The problem: Take the lines of the data below from the very first through the line containing "const seriesNames = ['Segment" and output them exactly, pictures excluded.

Data shown:
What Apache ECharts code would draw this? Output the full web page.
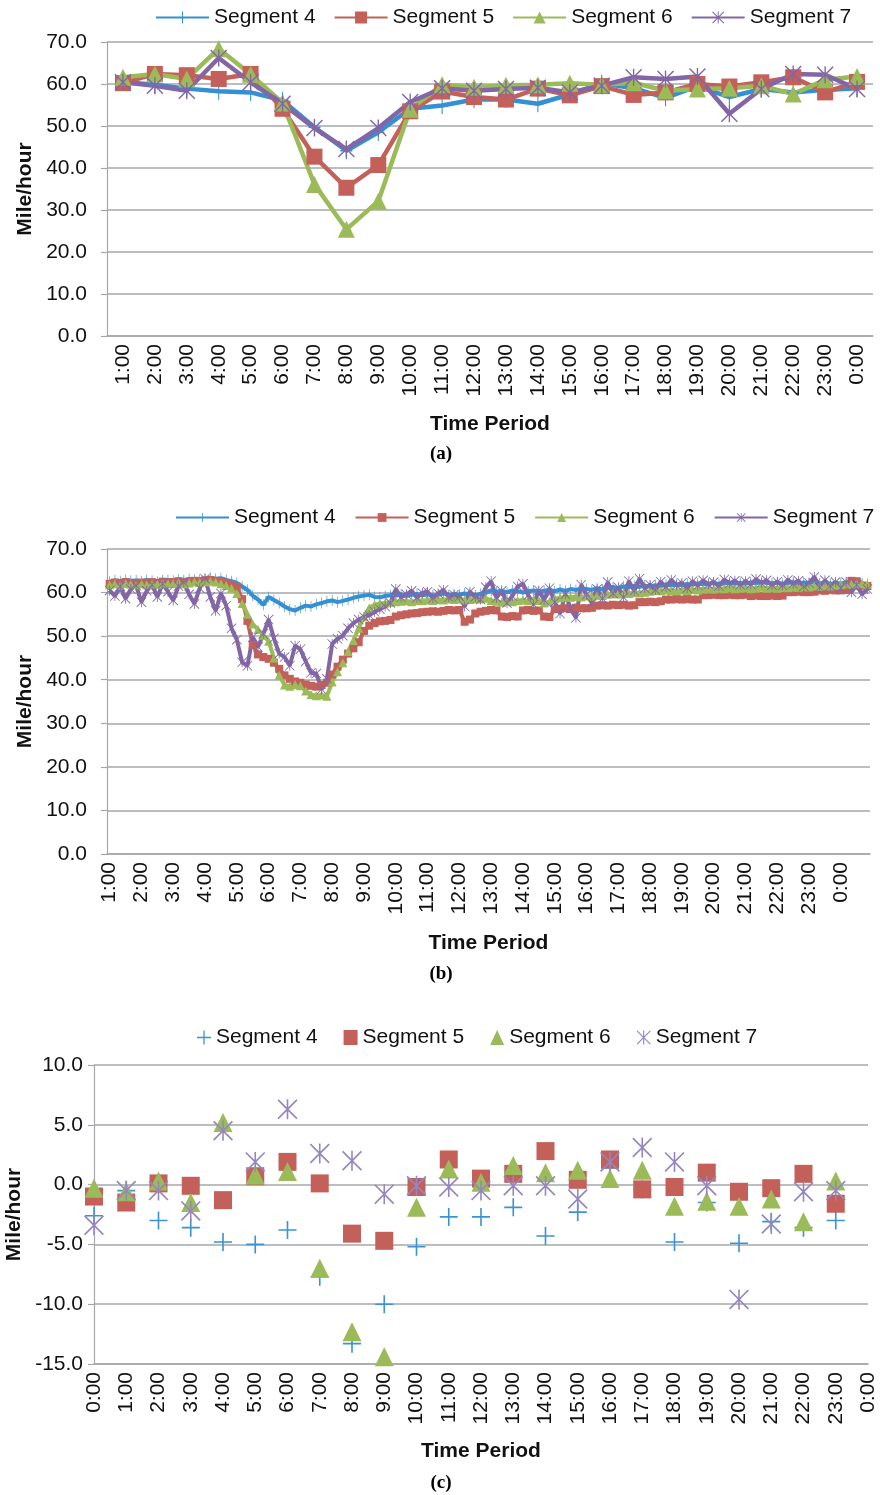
<!DOCTYPE html>
<html><head><meta charset="utf-8">
<script src="https://cdn.jsdelivr.net/npm/echarts@6/dist/echarts.min.js"></script>
<style>
html,body{margin:0;padding:0;background:#fff;}
#wrap{position:relative;width:880px;height:1495px;overflow:hidden;}
.ch{position:absolute;left:0;width:880px;}
</style></head><body>
<div id="wrap">
<div id="ca" class="ch" style="top:0;height:478px"></div>
<div id="cb" class="ch" style="top:490px;height:505px"></div>
<div id="cc" class="ch" style="top:1010px;height:485px"></div>
</div>
<script>
// ---------- DATA ----------
const seriesNames = ['Segment 4', 'Segment 5', 'Segment 6', 'Segment 7'];

// (a) hourly averages
const hoursA = ['1:00','2:00','3:00','4:00','5:00','6:00','7:00','8:00','9:00','10:00','11:00','12:00',
  '13:00','14:00','15:00','16:00','17:00','18:00','19:00','20:00','21:00','22:00','23:00','0:00'];
const seg4A = [60.5,59.8,58.9,58.3,58.0,56.1,49.7,44.1,48.5,54.1,54.9,56.3,56.3,55.3,57.5,60.2,59.0,56.7,59.5,56.9,58.8,58.0,58.6,59.0];
const seg5A = [60.2,62.4,62.1,61.2,62.4,54.1,42.7,35.3,40.7,53.5,58.2,56.9,56.3,58.9,57.3,59.5,57.4,58.0,60.0,59.4,60.4,61.6,58.0,60.5];
const seg6A = [61.6,62.4,61.2,68.4,62.3,55.5,36.1,25.4,32.1,54.0,59.8,59.2,59.7,59.8,60.2,59.8,60.3,58.4,58.8,59.0,59.6,57.6,61.0,61.8];
const seg7A = [60.4,59.6,58.4,66.2,60.4,55.3,49.5,44.5,49.5,55.7,59.0,58.4,58.8,59.1,58.0,59.6,61.6,61.2,61.8,52.9,58.8,62.4,62.2,58.8];

// (b) 10-minute values, 1:00 .. 0:50
const hoursB = ['1:00','2:00','3:00','4:00','5:00','6:00','7:00','8:00','9:00','10:00','11:00','12:00',
  '13:00','14:00','15:00','16:00','17:00','18:00','19:00','20:00','21:00','22:00','23:00','0:00'];
const minutesB = ['00','10','20','30','40','50'];
const seg4B = [
62.5,62.8,62.6,62.9,62.7,62.8, 62.6,62.9,62.7,62.5,62.8,62.9, 62.7,63.0,62.8,63.1,62.9,63.0,
63.2,63.4,63.1,63.3,62.9,62.6, 62.2,61.4,60.6,59.3,58.4,57.2, 59.0,58.3,57.6,56.8,56.2,55.9,
56.5,57.0,56.8,57.3,57.6,58.0, 58.2,57.8,58.1,58.4,58.8,59.1, 59.3,59.5,59.0,58.9,59.2,59.4,
59.3,59.6,59.2,59.5,59.7,59.4, 59.6,59.3,59.5,59.8,59.4,59.6, 59.5,59.8,59.6,59.4,59.7,59.9,
60.5,60.2,60.4,60.1,60.5,60.3, 60.0,60.3,60.5,60.2,60.4,60.6, 60.3,60.7,60.4,60.8,60.6,60.9,
60.8,60.6,61.0,60.7,61.1,61.3, 61.0,61.4,61.2,61.5,61.3,61.6, 61.4,61.7,61.5,61.8,61.6,61.9,
61.7,62.0,61.8,62.1,61.9,62.0, 62.2,61.9,62.1,62.3,62.0,62.2, 62.0,62.3,62.1,62.4,62.2,62.1,
62.3,62.0,62.2,62.4,62.1,62.3, 62.2,62.4,62.1,62.3,62.0,62.2, 62.1,62.3,62.0,61.8,62.1,61.9];
const seg5B = [
62.0,62.3,62.1,62.4,62.2,62.0, 62.3,62.1,62.4,62.2,62.5,62.3, 62.4,62.6,62.3,62.5,62.7,62.6,
62.8,62.9,62.7,62.5,62.2,61.8, 61.3,58.5,53.5,48.0,45.8,45.2, 44.8,43.9,42.5,41.0,40.2,39.6,
39.3,38.9,38.6,38.4,38.8,39.3, 41.2,43.0,44.6,46.0,47.2,48.6, 51.2,52.4,53.0,53.4,53.5,53.7,
54.5,54.8,55.0,55.2,55.3,55.5, 55.6,55.7,55.6,55.8,56.0,55.9, 56.0,53.3,53.8,55.2,55.6,55.8,
56.0,55.9,54.5,54.4,54.6,54.5, 55.9,56.0,55.8,55.9,54.5,54.4, 56.2,56.3,56.4,56.2,56.5,56.4,
56.4,56.5,57.0,57.1,57.0,57.2, 57.1,57.2,57.0,57.1,57.8,57.8, 57.9,57.8,58.0,58.4,58.4,58.5,
58.4,58.5,58.4,58.4,59.4,59.4, 59.5,59.4,59.4,59.5,59.4,59.4, 59.5,59.2,59.3,59.2,59.2,59.3,
59.2,59.3,60.1,60.1,60.2,60.1, 60.1,60.2,60.5,60.4,60.6,60.5, 60.5,60.6,62.7,62.6,61.6,61.5];
const seg6B = [
61.8,62.0,61.7,62.1,61.9,61.8, 62.0,61.8,62.1,61.9,62.2,62.0, 62.1,62.3,62.0,62.2,62.4,62.3,
62.5,62.6,62.4,62.0,61.6,61.0, 59.8,57.5,55.0,52.8,51.5,50.2, 48.8,45.0,41.0,38.8,38.5,38.9,
38.6,37.4,36.6,36.3,36.5,36.2, 39.5,41.8,43.9,46.5,49.0,51.8, 54.5,56.5,57.2,57.5,57.6,57.8,
57.9,58.0,58.1,57.9,58.2,58.1, 58.3,58.2,58.4,58.3,58.5,58.4, 58.5,58.3,58.4,58.6,58.5,58.7,
58.2,58.0,57.8,58.1,57.9,58.2, 58.3,58.1,58.4,58.2,57.6,57.9, 58.6,58.8,59.0,58.9,59.1,59.0,
59.2,59.1,59.4,59.3,59.6,59.8, 59.7,59.9,59.8,60.0,59.9,60.1, 60.3,60.5,60.4,60.6,60.5,60.4,
60.6,60.5,60.7,60.6,60.8,60.9, 60.8,61.0,60.9,61.1,60.9,61.0, 61.1,60.9,61.0,61.2,61.0,61.1,
61.0,61.2,61.1,61.3,61.2,61.4, 61.3,61.5,61.4,61.6,61.5,61.7, 61.8,62.0,61.9,62.1,62.0,61.9];
const seg7B = [
60.5,59.2,61.4,58.6,60.8,61.6, 57.8,60.4,61.8,59.0,62.0,60.2, 58.2,61.5,62.3,59.6,57.4,61.0,
63.2,59.0,55.8,59.8,57.0,51.8, 49.2,44.0,43.2,49.8,47.5,50.5, 53.8,49.5,46.0,45.2,43.2,47.8,
47.0,44.2,41.6,41.4,37.8,40.2, 48.2,49.4,50.1,51.8,53.0,53.8, 54.4,54.8,55.6,56.2,56.8,57.6,
60.8,58.9,59.6,60.4,58.8,59.9, 60.2,58.7,59.8,60.6,58.9,59.5, 59.1,56.8,60.2,59.0,58.4,61.2,
62.6,58.8,60.4,57.6,59.2,61.4, 62.0,59.4,57.2,60.5,58.3,61.0, 57.8,55.2,59.6,56.4,54.2,61.8,
59.5,57.6,60.8,58.6,62.4,59.8, 61.2,58.9,62.6,60.4,63.2,61.0, 61.8,60.6,62.5,61.3,62.9,61.7,
62.2,61.0,62.6,61.6,62.8,61.9, 62.4,61.5,63.0,62.1,62.7,61.8, 62.6,61.9,63.1,62.2,62.8,61.7,
62.5,61.6,62.9,62.0,62.7,61.4, 62.2,63.6,61.2,62.8,61.5,62.4, 61.0,62.4,60.1,61.8,59.6,60.8];

// (c) hourly differences
const hoursC = ['0:00','1:00','2:00','3:00','4:00','5:00','6:00','7:00','8:00','9:00','10:00','11:00','12:00',
  '13:00','14:00','15:00','16:00','17:00','18:00','19:00','20:00','21:00','22:00','23:00','0:00'];
const seg4C = [-2.6,-0.5,-3.0,-3.6,-4.8,-5.0,-3.8,-7.7,-13.3,-10.0,-5.2,-2.7,-2.7,-1.9,-4.3,-2.3,1.4,-0.4,-4.8,-1.5,-4.9,-3.1,-3.6,-3.0];
const seg5C = [-1.0,-1.5,0.1,-0.1,-1.3,0.7,1.9,0.1,-4.1,-4.7,-0.2,2.1,0.5,0.9,2.8,0.4,2.1,-0.4,-0.2,1.0,-0.6,-0.3,0.9,-1.6];
const seg6C = [-0.3,-0.6,0.3,-1.5,5.2,0.8,1.1,-7.0,-12.3,-14.4,-1.9,1.3,0.2,1.6,1.0,1.2,0.5,1.2,-1.8,-1.4,-1.8,-1.2,-3.1,0.3];
const seg7C = [-3.4,-0.5,-0.5,-2.2,4.5,1.9,6.3,2.6,2.0,-0.8,-0.1,-0.2,-0.5,-0.1,-0.1,-1.2,1.9,3.1,1.9,-0.1,-9.6,-3.3,-0.6,-0.5];

// ---------- STYLE ----------
const FONT = "'Liberation Sans', Arial, Helvetica, sans-serif";
const COLORS = ['#3490d3', '#c3605a', '#9bbb59', '#8266a6'];
const GRID = '#a4a8ad';
const TXT = '#111111';
const PLUS = 'path://M4.55,0H5.45V10H4.55Z M0,4.55H10V5.45H0Z';
const STAR = 'path://M4.6,0H5.4V10H4.6Z M0,0.6L0.6,0L10,9.4L9.4,10Z M9.4,0L10,0.6L0.6,10L0,9.4Z';
const SYMBOLS = [PLUS, 'rect', 'triangle', STAR];

function yAxis(min, max, interval, nameGap, margin) {
  return {
    type: 'value', min: min, max: max, interval: interval,
    name: 'Mile/hour', nameLocation: 'middle', nameGap: nameGap, nameRotate: 90,
    nameTextStyle: { fontFamily: FONT, fontSize: 21, fontWeight: 'bold', color: TXT },
    axisLine: { show: true, lineStyle: { color: GRID, width: 1.2 } },
    axisTick: { show: true, length: 6, lineStyle: { color: GRID, width: 1.2 } },
    splitLine: { show: true, lineStyle: { color: GRID, width: 1.5 } },
    axisLabel: { fontFamily: FONT, fontSize: 21, color: TXT, margin: margin,
      formatter: v => v.toFixed(1) }
  };
}
function xAxis(cats, boundaryGap, interval, nameGap) {
  return {
    type: 'category', data: cats, boundaryGap: boundaryGap,
    name: 'Time Period', nameLocation: 'middle', nameGap: nameGap,
    nameTextStyle: { fontFamily: FONT, fontSize: 21, fontWeight: 'bold', color: TXT },
    axisLine: { show: true, onZero: false, lineStyle: { color: GRID, width: 1.5 } },
    axisTick: { show: false },
    splitLine: { show: false },
    axisLabel: { fontFamily: FONT, fontSize: 21, color: TXT, rotate: 90, margin: 8,
      interval: interval, formatter: v => /:[1-5]0$/.test(v) ? '' : v }
  };
}
function caption(txt, x, y) {
  return { type: 'text', x: x, y: y, style: { text: txt, fill: '#000',
    font: "bold 19px 'Liberation Serif', 'Times New Roman', serif", textAlign: 'center', textVerticalAlign: 'middle' } };
}
function legend(left, top, w, h, gap) {
  return { left: left, top: top, width: 720, padding: 0, itemWidth: w, itemHeight: h, itemGap: gap, orient: 'horizontal',
    textStyle: { fontFamily: FONT, fontSize: 21, color: TXT }, data: seriesNames };
}

// ---------- CHART (a) ----------
const ca = echarts.init(document.getElementById('ca'), null, { renderer: 'canvas' });
const dataA = [seg4A, seg5A, seg6A, seg7A];
const sizeA = [[12, 17], 16, 17, 17];
ca.setOption({
  animation: false,
  legend: legend(155, 7, 53, 15, 18),
  grid: { left: 107, top: 42, width: 766, height: 294, outerBoundsMode: 'none', containLabel: false },
  xAxis: xAxis(hoursA, true, 0, 78),
  yAxis: yAxis(0, 70, 10, 70, 20),
  graphic: [caption('(a)', 441, 454)],
  series: dataA.map((d, i) => ({
    name: seriesNames[i], type: 'line', data: d, symbol: SYMBOLS[i], symbolSize: sizeA[i],
    showAllSymbol: true, color: COLORS[i],
    lineStyle: { width: 4.5, color: COLORS[i] }, itemStyle: { color: COLORS[i] }
  }))
});

// ---------- CHART (b) ----------
const catsB = [];
hoursB.forEach(h => { const hh = h.split(':')[0]; minutesB.forEach(m => catsB.push(hh + ':' + m)); });
const cb = echarts.init(document.getElementById('cb'), null, { renderer: 'canvas' });
const dataB = [seg4B, seg5B, seg6B, seg7B];
const sizeB = [[7, 11], 8, 9, 10];
cb.setOption({
  animation: false,
  legend: legend(175, 17, 53, 11, 19),
  grid: { left: 107, top: 59, width: 763, height: 305, outerBoundsMode: 'none', containLabel: false },
  xAxis: xAxis(catsB, true, 5, 79),
  yAxis: yAxis(0, 70, 10, 70, 20),
  graphic: [caption('(b)', 441, 484)],
  series: dataB.map((d, i) => ({
    name: seriesNames[i], type: 'line', data: d, symbol: SYMBOLS[i], symbolSize: sizeB[i],
    showAllSymbol: true, color: COLORS[i],
    lineStyle: { width: 4, color: COLORS[i] }, itemStyle: { color: COLORS[i] }
  }))
});

// ---------- CHART (c) ----------
const cc = echarts.init(document.getElementById('cc'), null, { renderer: 'canvas' });
const dataC = [seg4C, seg5C, seg6C, seg7C];
const sizeC = [18, 18, 19, 20];
const colorsC = ['#3b93d6', '#c3605a', '#9bbb59', '#9586c0'];
cc.setOption({
  animation: false,
  legend: legend(197, 17, 14, 15, 26),
  grid: { left: 94, top: 55, width: 774, height: 299, outerBoundsMode: 'none', containLabel: false },
  xAxis: xAxis(hoursC, false, 0, 77),
  yAxis: yAxis(-15, 10, 5, 68, 11),
  graphic: [caption('(c)', 441, 473)],
  series: dataC.map((d, i) => ({
    name: seriesNames[i], type: 'scatter', data: d, symbol: SYMBOLS[i], symbolSize: sizeC[i],
    itemStyle: { color: colorsC[i], opacity: 1 }
  }))
});
</script>
</body></html>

Result of this task:
What Apache ECharts code would draw this? Output the full web page.
<!DOCTYPE html>
<html><head><meta charset="utf-8">
<script src="https://cdn.jsdelivr.net/npm/echarts@6/dist/echarts.min.js"></script>
<style>
html,body{margin:0;padding:0;background:#fff;}
#wrap{position:relative;width:880px;height:1495px;overflow:hidden;}
.ch{position:absolute;left:0;width:880px;}
</style></head><body>
<div id="wrap">
<div id="ca" class="ch" style="top:0;height:478px"></div>
<div id="cb" class="ch" style="top:490px;height:505px"></div>
<div id="cc" class="ch" style="top:1010px;height:485px"></div>
</div>
<script>
// ---------- DATA ----------
const seriesNames = ['Segment 4', 'Segment 5', 'Segment 6', 'Segment 7'];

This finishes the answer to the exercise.